Professor Arthur R. Miller, a professor at New York University, said in a recent speech that “federal trial by jury is being eviscerated by big business and the U.S. Supreme Court.” According to Professor Miller, who spent over 30 years at Harvard, before coming to his present position, the Supreme Court “seems to have a thumb on the justice scale favoring Defendants that has had significant consequences on access to the courts.” In his presentation, delivered to the American Association for Justice’s annual meeting in Chicago last month, this well-respected gentleman said that he’s grown “increasingly concerned about procedural changes that have resulted in the earlier and earlier disposition of litigation, often eviscerating a citizen’s opportunity for a meaningful merit adjudication of his or her grievance.” In layman’s language, that simply means he believes the scales of justice in the federal system seem to be weighed in favor of big business.

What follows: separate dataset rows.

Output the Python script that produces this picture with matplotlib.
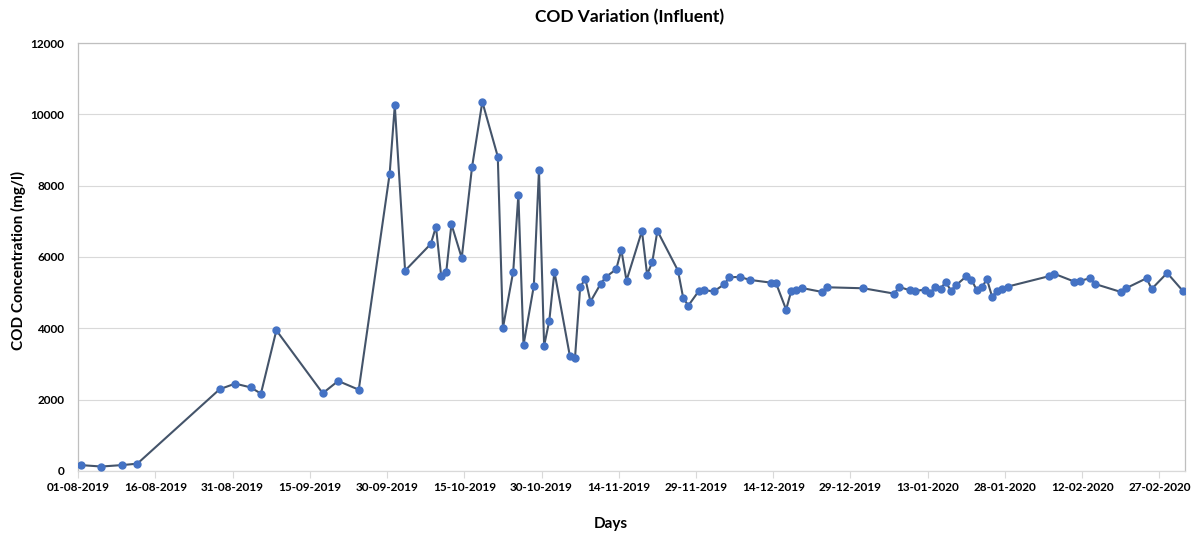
import numpy as np
import pandas as pd
import matplotlib; matplotlib.use("Agg")
import matplotlib.pyplot as plt
import matplotlib.dates as mdates

plt.rcParams['font.family'] = ['Lato', 'DejaVu Sans']

# sampling dates and influent COD (mg/l)
dates = ["2019-08-01", "2019-08-05", "2019-08-09", "2019-08-12", "2019-08-28", "2019-08-31",
         "2019-09-03", "2019-09-05", "2019-09-08", "2019-09-17", "2019-09-20", "2019-09-24",
         "2019-09-30", "2019-10-01", "2019-10-03", "2019-10-08", "2019-10-09", "2019-10-10",
         "2019-10-11", "2019-10-12", "2019-10-14", "2019-10-16", "2019-10-18", "2019-10-21",
         "2019-10-22", "2019-10-24", "2019-10-25", "2019-10-26", "2019-10-28", "2019-10-29",
         "2019-10-30", "2019-10-31", "2019-11-01", "2019-11-04", "2019-11-05", "2019-11-06",
         "2019-11-07", "2019-11-08", "2019-11-10", "2019-11-11", "2019-11-13", "2019-11-14",
         "2019-11-15", "2019-11-18", "2019-11-19", "2019-11-20", "2019-11-21", "2019-11-25",
         "2019-11-26", "2019-11-27", "2019-11-29", "2019-11-30", "2019-12-02", "2019-12-04",
         "2019-12-05", "2019-12-07", "2019-12-09", "2019-12-13", "2019-12-14", "2019-12-16",
         "2019-12-17", "2019-12-18", "2019-12-19", "2019-12-23", "2019-12-24", "2019-12-31",
         "2020-01-06", "2020-01-07", "2020-01-09", "2020-01-10", "2020-01-12", "2020-01-13",
         "2020-01-14", "2020-01-15", "2020-01-16", "2020-01-17", "2020-01-18", "2020-01-20",
         "2020-01-21", "2020-01-22", "2020-01-23", "2020-01-24", "2020-01-25", "2020-01-26",
         "2020-01-27", "2020-01-28", "2020-02-05", "2020-02-06", "2020-02-10", "2020-02-11",
         "2020-02-13", "2020-02-14", "2020-02-19", "2020-02-20", "2020-02-24", "2020-02-25",
         "2020-02-28", "2020-03-02"]
cod = [160, 120, 160, 200, 2290, 2445,
       2340, 2165, 3940, 2175, 2520, 2275,
       8330, 10250, 5615, 6365, 6850, 5466,
       5587, 6917, 5971, 8518, 10351, 8815,
       4006, 5587, 7749, 3529, 5185, 8442,
       3510, 4203, 5587, 3220, 3172, 5148,
       5390, 4745, 5250, 5438, 5654, 6196,
       5334, 6729, 5503, 5851, 6729, 5615,
       4857, 4632, 5036, 5065, 5036, 5233,
       5430, 5438, 5354, 5279, 5279, 4521,
       5045, 5073, 5129, 5017, 5148, 5120,
       4970, 5157, 5064, 5045, 5082, 4989,
       5166, 5110, 5298, 5054, 5204, 5457,
       5363, 5073, 5148, 5373, 4885, 5054,
       5110, 5166, 5457, 5531, 5306, 5326,
       5401, 5241, 5017, 5120, 5401, 5101,
       5550, 5054]
yticks = [0, 2000, 4000, 6000, 8000, 10000, 12000]

start = pd.Timestamp("2019-08-01")
# Excel date axis: each day's point sits in the middle of its day slot
t = pd.to_datetime(dates) + pd.Timedelta(hours=12)

fig = plt.figure(figsize=(12.02, 5.35), dpi=100)
ax = fig.add_axes([0.065, 0.12, 0.921, 0.7996])

ax.plot(t, cod, color="#44546A", lw=1.5, marker="o", ms=5,
        mfc="#4472C4", mec="#4472C4", zorder=3)

ax.set_xlim(start, pd.Timestamp("2020-03-03"))
ax.set_ylim(0, 12000)
ax.set_yticks(yticks)
ax.set_xticks(pd.date_range(start, periods=15, freq="15D"))
ax.xaxis.set_major_formatter(mdates.DateFormatter("%d-%m-%Y"))

ax.grid(axis="y", color="#d9d9d9", lw=0.8)
ax.set_axisbelow(True)
for s in ax.spines.values():
    s.set_color("#bfbfbf"); s.set_linewidth(0.9)
ax.spines["bottom"].set_color("#d9d9d9")
ax.tick_params(axis="y", length=0, pad=10, labelsize=8.5)
ax.tick_params(axis="x", length=5, color="#d9d9d9", pad=3, labelsize=8.5)
for lab in ax.get_xticklabels() + ax.get_yticklabels():
    lab.set_fontweight("bold")

fig.text(630 / 1202, 1 - 17 / 535, "COD Variation (Influent)", fontsize=12.5, fontweight="bold",
         ha="center", va="center")
fig.text(18 / 1202, 1 - 260 / 535, "COD Concentration (mg/l)", fontsize=11, fontweight="bold",
         rotation=90, ha="center", va="center")
fig.text(611 / 1202, 1 - 524 / 535, "Days", fontsize=11, fontweight="bold",
         ha="center", va="center")

fig.savefig("out.png", dpi=100)
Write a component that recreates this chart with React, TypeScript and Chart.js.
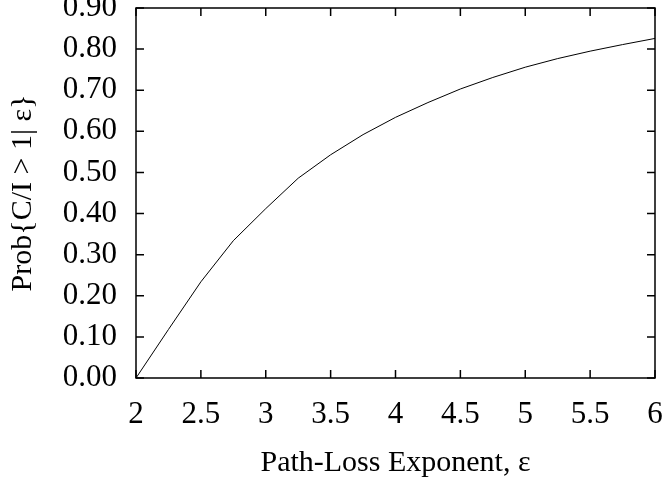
import React, { useEffect, useRef } from "react";
import { Chart, registerables } from "chart.js";

Chart.register(...registerables);

// Path-loss exponent samples and the probability that C/I exceeds 1
const exponents = [2, 2.25, 2.5, 2.75, 3, 3.25, 3.5, 3.75, 4, 4.25, 4.5, 4.75, 5, 5.25, 5.5, 5.75, 6];
const probabilities = [0, 0.118, 0.234, 0.334, 0.412, 0.486, 0.543, 0.592, 0.634, 0.670, 0.703, 0.731, 0.756, 0.777, 0.795, 0.811, 0.826];

const xTickValues = [2, 2.5, 3, 3.5, 4, 4.5, 5, 5.5, 6];
const xTickLabels = ["2", "2.5", "3", "3.5", "4", "4.5", "5", "5.5", "6"];
const yTickValues = [0, 0.1, 0.2, 0.3, 0.4, 0.5, 0.6, 0.7, 0.8, 0.9];
const yTickLabels = ["0.00", "0.10", "0.20", "0.30", "0.40", "0.50", "0.60", "0.70", "0.80", "0.90"];

const xTitle = "Path-Loss Exponent, \u03b5";
const yTitle = "Prob{C/I > 1| \u03b5}";

const FONT = '"Liberation Serif", "Times New Roman", serif';
const TICK_SIZE = 31;
const TITLE_SIZE = 30;
const W = 663;
const H = 482;

// Draws the plot frame with inward tick marks on all four sides
const framePlugin = {
  id: "frame",
  afterDraw(chart: any) {
    const { ctx, chartArea } = chart;
    const { left, right, top, bottom } = chartArea;
    const len = 8;
    ctx.save();
    ctx.strokeStyle = "#000";
    ctx.lineWidth = 1.5;
    ctx.beginPath();
    ctx.rect(left, top, right - left, bottom - top);
    ctx.stroke();
    ctx.beginPath();
    const xs = chart.scales.x;
    xTickValues.forEach((v) => {
      const px = xs.getPixelForValue(v);
      ctx.moveTo(px, bottom);
      ctx.lineTo(px, bottom - len);
      ctx.moveTo(px, top);
      ctx.lineTo(px, top + len);
    });
    const ys = chart.scales.y;
    yTickValues.forEach((v) => {
      const py = ys.getPixelForValue(v);
      ctx.moveTo(left, py);
      ctx.lineTo(left + len, py);
      ctx.moveTo(right, py);
      ctx.lineTo(right - len, py);
    });
    ctx.stroke();
    ctx.restore();
  },
};

export default function App() {
  const canvasRef = useRef<HTMLCanvasElement | null>(null);

  useEffect(() => {
    if (!canvasRef.current) return;
    const chart = new Chart(canvasRef.current, {
      type: "line",
      data: {
        datasets: [
          {
            data: exponents.map((x, i) => ({ x, y: probabilities[i] })),
            borderColor: "#000",
            borderWidth: 1,
            pointRadius: 0,
            tension: 0,
            fill: false,
          },
        ],
      },
      options: {
        responsive: false,
        animation: false,
        devicePixelRatio: 1,
        layout: { padding: { left: 0, top: 8, right: 8, bottom: 0 } },
        plugins: {
          legend: { display: false },
          tooltip: { enabled: false },
        },
        scales: {
          x: {
            type: "linear",
            min: 2,
            max: 6,
            afterBuildTicks: (scale: any) => {
              scale.ticks = xTickValues.map((value) => ({ value }));
            },
            afterFit: (scale: any) => {
              scale.height = 104;
              scale.paddingLeft = 0;
              scale.paddingRight = 0;
            },
            grid: { display: false, drawTicks: false },
            border: { display: false },
            ticks: {
              autoSkip: false,
              maxRotation: 0,
              padding: 18,
              color: "#000",
              font: { family: FONT, size: TICK_SIZE },
              callback: (_v: any, i: number) => xTickLabels[i],
            },
            title: {
              display: true,
              text: xTitle,
              color: "#000",
              font: { family: FONT, size: TITLE_SIZE },
              padding: { top: 0, bottom: 1 },
            },
          },
          y: {
            type: "linear",
            min: 0,
            max: 0.9,
            afterBuildTicks: (scale: any) => {
              scale.ticks = yTickValues.map((value) => ({ value }));
            },
            afterFit: (scale: any) => {
              scale.width = 136;
              scale.paddingTop = 0;
              scale.paddingBottom = 0;
            },
            grid: { display: false, drawTicks: false },
            border: { display: false },
            ticks: {
              autoSkip: false,
              padding: 19,
              color: "#000",
              font: { family: FONT, size: TICK_SIZE },
              callback: (_v: any, i: number) => yTickLabels[i],
            },
            title: {
              display: true,
              text: yTitle,
              color: "#000",
              font: { family: FONT, size: TITLE_SIZE },
              padding: { top: 5, bottom: 0 },
            },
          },
        },
      },
      plugins: [framePlugin],
    });
    return () => chart.destroy();
  }, []);

  return (
    <div style={{ position: "absolute", left: 0, top: 0, width: W, height: H, background: "#fff" }}>
      <canvas ref={canvasRef} width={W} height={H} style={{ width: W, height: H, display: "block" }} />
    </div>
  );
}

Professor Miller considers trial before a jury the “civil litigation gold standard.” He is absolutely correct in that assessment. That is why our forefathers felt so strongly about the American jury that they guaranteed the right to trial by jury in the 7th Amendment to the U.S. Constitution. Professor Miller made this observation:
There are hardly any federal civil trials – let alone jury trials. Indeed, a contemporary cliché refers to ‘the vanishing trial.” Many reasons have been offered, but, in my view, one of the most significant is that judges are terminating cases earlier and earlier. It has been a gradual, almost invisible process. The acceleration of case disposition has come about because courts have erected a sequence of procedural stop signs during the past 25 years.
It is rather interesting that a federal judge in Alabama, speaking to a group of lawyers in Montgomery recently, said basically the same thing. Judge Mark Fuller indicated that summary judgment is granted in over 75% of the civil cases filed in the Middle District of Alabama. That is alarming to say the least.